▶ **GIVEN INFORMATION**

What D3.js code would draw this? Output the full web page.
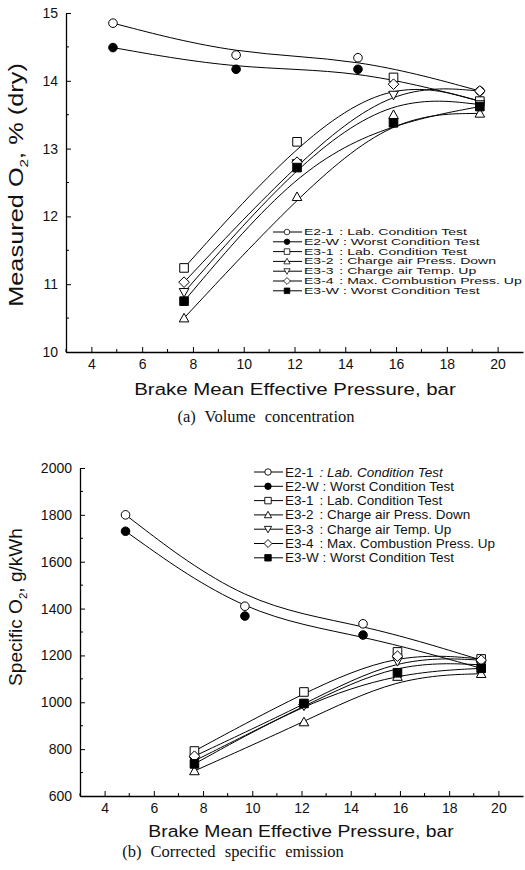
<!DOCTYPE html>
<html>
<head>
<meta charset="utf-8">
<script src="https://cdn.jsdelivr.net/npm/d3@7"></script>
<style>
  body { margin: 0; background: #fff; }
  text { font-family: Arial, "Liberation Sans", sans-serif; fill: #111; }
</style>
</head>
<body>
<div id="graph"></div>
<script>
// brake mean effective pressure (bar) for the two engine groups
var bmepE2 = [4.85, 9.7, 14.5, 19.3];
var bmepE3 = [7.65, 12.1, 15.9, 19.3];

var codes = ["E2-1", "E2-W", "E3-1", "E3-2", "E3-3", "E3-4", "E3-W"];
var descs = ["Lab. Condition Test", "Worst Condition Test", "Lab. Condition Test",
  "Charge air Press. Down", "Charge air Temp. Up", "Max. Combustion Press. Up", "Worst Condition Test"];

// (a) measured O2, % (dry)
var o2E21 = [14.85, 14.38, 14.34, 13.85];
var o2E2W = [14.49, 14.17, 14.17, 13.70];
var o2E31 = [11.24, 13.10, 14.05, 13.70];
var o2E32 = [10.50, 12.29, 13.50, 13.52];
var o2E33 = [10.88, 12.78, 13.79, 13.65];
var o2E34 = [11.03, 12.80, 13.95, 13.85];
var o2E3W = [10.75, 12.72, 13.38, 13.62];

// (b) specific O2, g/kWh
var spE21 = [1800, 1410, 1335, 1180];
var spE2W = [1730, 1368, 1287, 1145];
var spE31 = [792, 1044, 1215, 1185];
var spE32 = [707, 916, 1110, 1122];
var spE33 = [750, 985, 1175, 1160];
var spE34 = [770, 990, 1197, 1180];
var spE3W = [737, 995, 1126, 1145];

var xTicks = [4, 6, 8, 10, 12, 14, 16, 18, 20];
var xMinor = [3, 5, 7, 9, 11, 13, 15, 17, 19];
var yTicksA = [10, 11, 12, 13, 14, 15];
var yMinorA = [10.5, 11.5, 12.5, 13.5, 14.5];
var yTicksB = [600, 800, 1000, 1200, 1400, 1600, 1800, 2000];
var yMinorB = [700, 900, 1100, 1300, 1500, 1700, 1900];

var markers = ["circle", "circle", "square", "triUp", "triDown", "diamond", "square"];
var filled = [false, true, false, false, false, false, true];

var width = 525, height = 870;
var svg = d3.select("#graph").append("svg")
  .attr("width", width).attr("height", height);

function markerPath(kind) {
  var s = 4.3;
  if (kind == "circle") return d3.symbol().type(d3.symbolCircle).size(Math.PI * s * s)();
  if (kind == "square") return "M" + (-s) + "," + (-s) + "h" + (2 * s) + "v" + (2 * s) + "h" + (-2 * s) + "Z";
  if (kind == "triUp") return "M0," + (-s - 0.5) + "L" + (s + 0.5) + "," + (s - 0.5) + "L" + (-s - 0.5) + "," + (s - 0.5) + "Z";
  if (kind == "triDown") return "M0," + (s + 0.5) + "L" + (s + 0.5) + "," + (-s + 0.5) + "L" + (-s - 0.5) + "," + (-s + 0.5) + "Z";
  return "M0," + (-s - 1) + "L" + (s + 1) + ",0L0," + (s + 1) + "L" + (-s - 1) + ",0Z";
}

// stretched text helper (the scanned lettering is wider than Arial)
function label(g, x, y, size, sx, anchor, rot, sy) {
  return g.append("text")
    .attr("transform", "translate(" + x + "," + y + ")" + (rot ? " rotate(" + rot + ")" : "") +
      " scale(" + sx + "," + (sy || 1) + ")")
    .attr("text-anchor", anchor || "start")
    .style("font-size", size + "px");
}

function panel(opt) {
  var g = svg.append("g");
  var x = d3.scaleLinear().domain([3, 21]).range(opt.xRange);
  var y = d3.scaleLinear().domain(opt.yDomain).range(opt.yRange);

  var xAxis = d3.axisBottom(x).tickValues(xTicks).tickFormat(d3.format("d"))
    .tickSize(-5).tickSizeOuter(0).tickPadding(7);
  var yAxis = d3.axisLeft(y).tickValues(opt.yTicks).tickFormat(d3.format("d"))
    .tickSize(-5).tickSizeOuter(0).tickPadding(opt.yPad);

  var gx = g.append("g").attr("transform", "translate(0," + opt.yRange[0] + ")").call(xAxis);
  gx.selectAll("text").style("font-size", "14px").attr("fill", "#111");
  gx.append("g").selectAll("line").data(xMinor).enter().append("line")
    .attr("x1", function (d) {return x(d);}).attr("x2", function (d) {return x(d);})
    .attr("y1", 0).attr("y2", -3).attr("stroke", "#000");

  var gy = g.append("g").attr("transform", "translate(" + opt.xRange[0] + ",0)").call(yAxis);
  gy.selectAll("text").style("font-size", "14px").attr("fill", "#111");
  gy.append("g").selectAll("line").data(opt.yMinor).enter().append("line")
    .attr("y1", function (d) {return y(d);}).attr("y2", function (d) {return y(d);})
    .attr("x1", 0).attr("x2", 3).attr("stroke", "#000");
  g.selectAll(".domain").attr("stroke-width", 1.3);

  var line = d3.line()
    .x(function (d) {return x(d[0]);})
    .y(function (d) {return y(d[1]);})
    .curve(d3.curveBasis);

  opt.series.forEach(function (vals, i) {
    var xs = i < 2 ? bmepE2 : bmepE3;
    var pts = xs.map(function (v, j) {return [v, vals[j]];});
    g.append("path").datum(pts).attr("d", line)
      .attr("fill", "none").attr("stroke", "#000").attr("stroke-width", 1);
  });
  opt.series.forEach(function (vals, i) {
    var xs = i < 2 ? bmepE2 : bmepE3;
    g.selectAll(null).data(vals).enter().append("path")
      .attr("d", markerPath(markers[i]))
      .attr("transform", function (d, j) {return "translate(" + x(xs[j]) + "," + y(d) + ")";})
      .attr("fill", filled[i] ? "#000" : "#fff")
      .attr("stroke", "#000").attr("stroke-width", 1);
  });

  // legend
  var lg = g.append("g").attr("class", "legend");
  codes.forEach(function (c, i) {
    var ly = opt.legY + i * opt.legStep;
    var worst = c.indexOf("W") > 0;
    lg.append("line").attr("x1", opt.legX).attr("x2", opt.legX + 29)
      .attr("y1", ly).attr("y2", ly).attr("stroke", "#000").attr("stroke-width", 1);
    lg.append("path").attr("d", markerPath(markers[i]))
      .attr("transform", "translate(" + (opt.legX + 14) + "," + ly + ") scale(" + opt.legMk + ")")
      .attr("fill", filled[i] ? "#000" : "#fff").attr("stroke", "#000").attr("stroke-width", 1.2);
    var t = label(lg, opt.legX + 31, ly + opt.legSize * opt.legSy * 0.36, opt.legSize, opt.legSx, "start", 0, opt.legSy);
    t.append("tspan").text(c);
    var d = t.append("tspan").attr("x", worst ? null : opt.colonX).text((worst ? " " : "") + ": " + descs[i]);
    if (opt.italicFirst && i == 0) d.style("font-style", "italic");
  });

  // axis titles
  label(g, opt.xTitleX, opt.xTitleY, 17, opt.xTitleSx, "middle")
    .text("Brake Mean Effective Pressure, bar");
  var ty = label(g, opt.yTitleX, opt.yTitleY, opt.yTitleSize, opt.yTitleSx, "middle", -90);
  ty.append("tspan").text(opt.yTitle[0] + "O");
  ty.append("tspan").attr("dy", 5).style("font-size", "0.6em").text("2");
  ty.append("tspan").attr("dy", -5).text(opt.yTitle[1]);

  g.append("text").attr("x", opt.capX).attr("y", opt.capY)
    .attr("text-anchor", "middle")
    .style("font-family", "'Liberation Serif', 'Times New Roman', serif")
    .style("font-size", "16.5px").style("word-spacing", "5px")
    .text(opt.caption);
}

panel({
  xRange: [66, 523], yDomain: [10, 15], yRange: [352, 13],
  yTicks: yTicksA, yMinor: yMinorA, yPad: 8,
  series: [o2E21, o2E2W, o2E31, o2E32, o2E33, o2E34, o2E3W],
  legX: 273, legY: 232, legStep: 9.8, legSize: 11.5, legSx: 1.22, legSy: 0.74, legMk: 0.65, colonX: 29,
  xTitleX: 295, xTitleY: 395, xTitleSx: 1.2,
  yTitleX: 23, yTitleY: 185, yTitleSize: 19.5, yTitleSx: 1.3,
  yTitle: ["Measured ", ", % (dry)"],
  capX: 266, capY: 422, caption: "(a) Volume concentration"
});

panel({
  xRange: [80, 523], yDomain: [600, 2000], yRange: [796, 468],
  yTicks: yTicksB, yMinor: yMinorB, yPad: 8,
  series: [spE21, spE2W, spE31, spE32, spE33, spE34, spE3W],
  legX: 254, legY: 472, legStep: 14.3, legSize: 12.5, legSx: 1.08, legSy: 1, legMk: 0.75, colonX: 32, italicFirst: true,
  xTitleX: 301, xTitleY: 837, xTitleSx: 1.14,
  yTitleX: 22, yTitleY: 607, yTitleSize: 18, yTitleSx: 1.06,
  yTitle: ["Specific ", ", g/kWh"],
  capX: 233, capY: 857, caption: "(b) Corrected specific emission"
});
</script>
</body>
</html>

▶ **INSTRUCTIONS TO FOLLOW**
Exactly as written, please give again the lines from the beginning of the listing through the line containing "var bmepE3 = [7.65, 12.1, 15.9, 19.3];", inclusive, without any pictures.

▶ **RESPONSE**
What D3.js code would draw this? Output the full web page.
<!DOCTYPE html>
<html>
<head>
<meta charset="utf-8">
<script src="https://cdn.jsdelivr.net/npm/d3@7"></script>
<style>
  body { margin: 0; background: #fff; }
  text { font-family: Arial, "Liberation Sans", sans-serif; fill: #111; }
</style>
</head>
<body>
<div id="graph"></div>
<script>
// brake mean effective pressure (bar) for the two engine groups
var bmepE2 = [4.85, 9.7, 14.5, 19.3];
var bmepE3 = [7.65, 12.1, 15.9, 19.3];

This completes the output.